MD: To me, a sculpture, an object, a body, a building, are all quite connected - they're all 'porridge-y'. I try to make it as fluid as possible. So that the edges to things get quite porous. If you're standing in front of one of those sculptures, and if it's doing its job, you'll be getting a bit of an identity crisis with it: you're not quite sure where you begin and it ends. It's a sense of finding out the points, or impulses or emotional reactions or things that people invest in: the things that we share, and the things that make us all the same, rather than different.
SR: Do 'big' themes or concepts, like time for instance, predominate in your work? Your work often has an open-ended, or unfinished aspect...
MD: Oh, but time is a little thing as much as it's a big thing. I constantly think about time, because I haven't got any! It's definitely about problems of possibility and too many choices and not enough time. And also how can you ever resolve anything when there's too much of everything, too many ways... You can never be right on anything. So you may as well just leave it undecided and unfinished. But I love the really little things. Whole works have sprung out of my staring at the floor at the edging of a carpet. Really ordinary things become inspiring. I continually wonder at the way we invent stuff around very primary experiences, like the shift from crawling to standing for example... You go from being part of the world, part of the object to suddenly mapping the world, having an over-view. Your first separation or first ordering, I suppose… I love the vertigo of that, the distance a tall building to the ground. The scale of it doesn't matter - there's always this potential vertigo. Recently I've been thinking about it in terms of a way that you can describe a sense of self in more places than one. You can physically feel that vertigo is made up of the experience that you've fallen, and you're down there, but you're still here. It's one thing I can think of that highlights that ability of the self not to be a single identifiable entity... that mind or self can be, might be, something that's more of a community of something. That goes back to the interconnectedness and the unfinishedness of all the work - that it's always going back or forwards, or in and out, of the next thing, or the things around it…

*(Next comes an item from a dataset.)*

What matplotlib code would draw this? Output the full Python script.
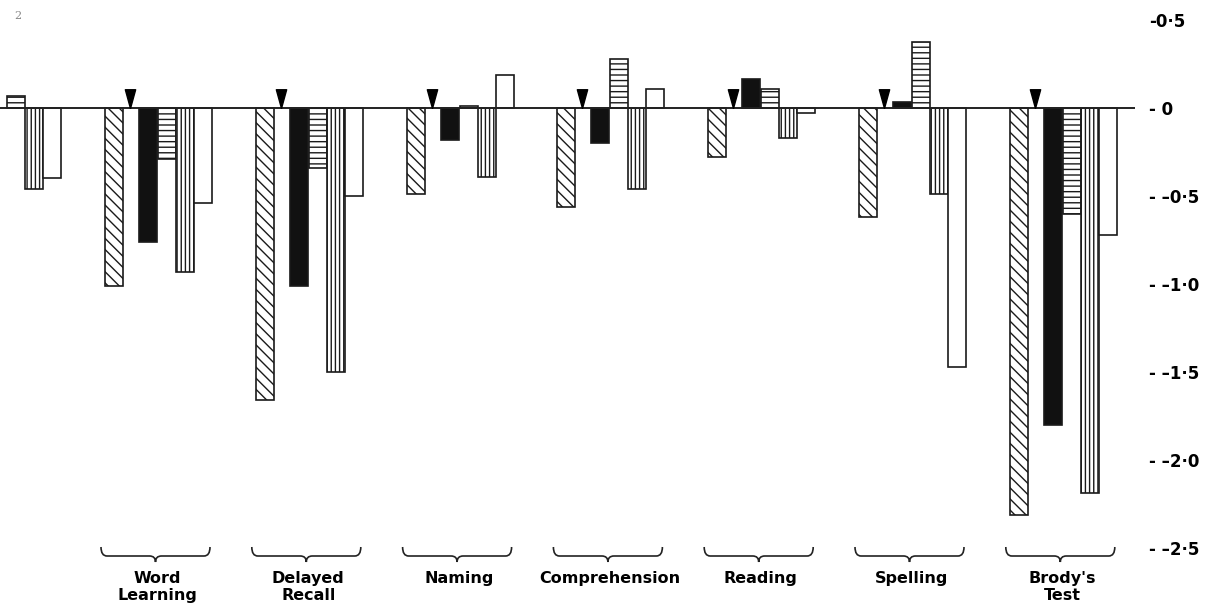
import numpy as np
import matplotlib
matplotlib.use("Agg")
import matplotlib.pyplot as plt
from matplotlib.path import Path
from matplotlib.patches import PathPatch

# Group 0 is the cut-off group at the left edge of the scan
tests = ["", "Word\nLearning", "Delayed\nRecall", "Naming", "Comprehension",
         "Reading", "Spelling", "Brody's\nTest"]

diag = [np.nan, -1.01, -1.66, -0.49, -0.56, -0.28, -0.62, -2.31]
black = [np.nan, -0.76, -1.01, -0.18, -0.20, 0.165, 0.035, -1.80]
horiz = [0.07, -0.29, -0.34, 0.01, 0.28, 0.11, 0.375, -0.60]
vert = [-0.46, -0.93, -1.50, -0.39, -0.46, -0.17, -0.49, -2.19]
white = [-0.40, -0.54, -0.50, 0.19, 0.11, -0.03, -1.47, -0.72]

ytick_vals = [0.5, 0.0, -0.5, -1.0, -1.5, -2.0, -2.5]
ytick_text = ["-0·5", "- 0", "- –0·5", "- –1·0", "- –1·5", "- –2·0", "- –2·5"]

plt.rcParams['hatch.color'] = 'black'
plt.rcParams['hatch.linewidth'] = 1.0

fig = plt.figure(figsize=(12.06, 6.14), dpi=100)
ax = fig.add_axes([0, 0, 1135 / 1206, 1])

# slot layout inside a group (group units, 1 group = 150.8 px)
gw = 150.8
width = 18 / gw
offs = np.array([0, 34, 53, 71, 89]) / gw
arrow_off = 25 / gw

x = np.arange(len(tests))
series = [diag, black, horiz, vert, white]
styles = [dict(facecolor='white', hatch='\\\\\\'),
          dict(facecolor='#111111'),
          dict(facecolor='white', hatch='---'),
          dict(facecolor='white', hatch='||||'),
          dict(facecolor='white')]

for vals, off, st in zip(series, offs, styles):
    ax.bar(x + off, vals, width=width, align='edge', edgecolor='#1a1a1a',
           linewidth=1.2, zorder=2, **st)

ax.axhline(0, color='#222222', lw=1.4, zorder=3)

# arrow heads at zero, tip at origin of marker path
tri = [(0, 0), (-0.55, 2), (0.55, 2), (0, 0)]
ax.plot(x[1:] + arrow_off, np.zeros(len(x) - 1), ls='none', marker=tri,
        ms=27, color='black', zorder=4)

# braces and test names
ppu = 176.0  # px per unit on y


def ypx(p):
    return -(p - 108) / ppu


for i in x[1:]:
    x0 = i - 4 / gw
    x1 = i + offs[-1] + width - 2 / gw
    xc = (x0 + x1) / 2
    r = 6 / gw
    yt, yl, yb = ypx(547), ypx(556), ypx(562)
    verts = [(x0, yt), (x0, yl), (x0 + r, yl),
             (xc - r, yl),
             (xc, yl), (xc, yb),
             (xc, yl), (xc + r, yl),
             (x1 - r, yl),
             (x1, yl), (x1, yt)]
    codes = [Path.MOVETO, Path.CURVE3, Path.CURVE3,
             Path.LINETO,
             Path.CURVE3, Path.CURVE3,
             Path.CURVE3, Path.CURVE3,
             Path.LINETO,
             Path.CURVE3, Path.CURVE3]
    ax.add_patch(PathPatch(Path(verts, codes), fill=False, lw=1.2,
                           edgecolor='#222222', clip_on=False))
    ax.text(xc + 2 / gw, ypx(571), tests[i], ha='center', va='top',
            fontsize=11.5, fontweight='bold', linespacing=1.15)

ax.set_xlim(1 - 105 / gw, 1 + 1030 / gw)
ax.set_ylim(ypx(614), ypx(0))

ax.yaxis.tick_right()
ax.set_yticks(ytick_vals)
ax.set_yticklabels(ytick_text, fontweight='bold', fontsize=12)
ax.tick_params(axis='y', length=0, pad=10)
ax.set_xticks([])
for s in ax.spines.values():
    s.set_visible(False)

fig.text(14 / 1206, 1 - 16 / 614, "2", color='#888888', fontsize=8,
         family='serif', va='center')

fig.savefig("out.png", dpi=100, facecolor='white')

SR: Toni Ross has said your work creates a desire in the viewer - to interact with it and to understand it and its open-endedness. Is it a place where people can actually go and experience?
MD: And inhabit I want it to be a very real proposition for the moment... I suppose there definitely is a between your head and your toes, as much as from very strong thread of escape running through all the work. But if you're escaping something, you perhaps think you're going from somewhere to somewhere better. But I wouldn't say it's necessarily a better place to escape to... and Ted Colless has talked about an escapist thing in it too. I hope it's also a place where you could re-imagine whatever it is that you take it [to be]... I would hope it could reveal an openness... that you can open up systems and structures and ways of thinking through imagination and transference. If I have been able to achieve making a place, maybe it's somewhere you could go in and out of. It's not necessarily that the place is important. What's important to me is the transference. It's the space of moving in between those two places; your place and my place. And that you felt the transference. It's like walking through a wall - that you've felt yourself walk through a wall, so that you then understand the connectivity between things. It physically demonstrates that. That's why it's important that you can see right through the surfaces of all the things, like all the plastic sculptures, and that you're reflected back. In Berlin I made mirrored tubes. You couldn't walk into the spaces [of the installation], but you could walk around them, and you could catch your image in an almost cinematic way around the tubes. There were underground and overground worlds, and plastic tubes. It was a sense that, although it might be a really fantastical world, you're in it. And then you're out of it, and then you're in it. So it is not so much the sort of objects that I make that I'm so interested [in], they're just tools for transference. Maybe you could say that the work exists outside of the objects. It's more about the interaction with it. I suppose they're props, in a sense, to activate the exchange.
SR: In one particular work you had a TV set whose aerial was all gummed up. What were you saying with that?
MD: Again it's to do things with surface, kind of an ironic way of activating a sense of bleeding or osmosis in something. It's a way of activating something inanimate into something more, giving it life force. You seal it up so it seems as though it's suffocating, that it can't breathe. I think the viewer understands that very easily, quickly. And then they transfer their anxiety onto it and suddenly it's alive! It's a weird phenomenon with objects... A television aerial is something that picks up waves and information. When you're watching your TV set, even though the TV set is glass and sealed off, stuff pours out of it. You emphasise that if you over contain it. I think you can animate it and emphasise its leakiness.
SR: Your work often is suggestive of performance.
MD: Yes it's into performance; it's like taking all your costumes to the stage, or taking all your props to the theatre, and then you work them up into a sort of performance. It's very intense. But I can't seem to avoid it. It's not a relaxed thing. There's a certain amount of instinct, mixed up with what you think is a sort of consciousness. If I'm thinking about it too consciously I can't do it. I analyse myself out of it. That's the survival of the fittest forms coming out... Whatever's left at the end of the day before the opening, well that's it. You can do no more. You have to live with that. You have to live with the residue. You have to close it off, and so in a way it always dies when it gets into the gallery. I always find that it looks best when it's in the studio. In a mess it's much more lively and it's still full of potential.
SR: Is it about ego?
MD: Oh it's always about ego! But it's also about trying to understand what that could be. If you could think about the ego differently, if you could actually dissolve the ego... I suppose all the work is about that, in a way: how do you soften that, or make it porous, or how do you get the sense of shared ego, and shifting ego. It's where 'I' becomes 'you'. It's the IOU. Who's 'you' and who's 'I'?
In October 2003, Mikala Dwyer's installation I Maybe You was shown at the Hamburger Bahnhof National Galerie, Berlin as part of the exhibition of Australian art, 'Face Up' (curator Dr Britta Schmitz). This is an extract of an interview which took place in April 2004.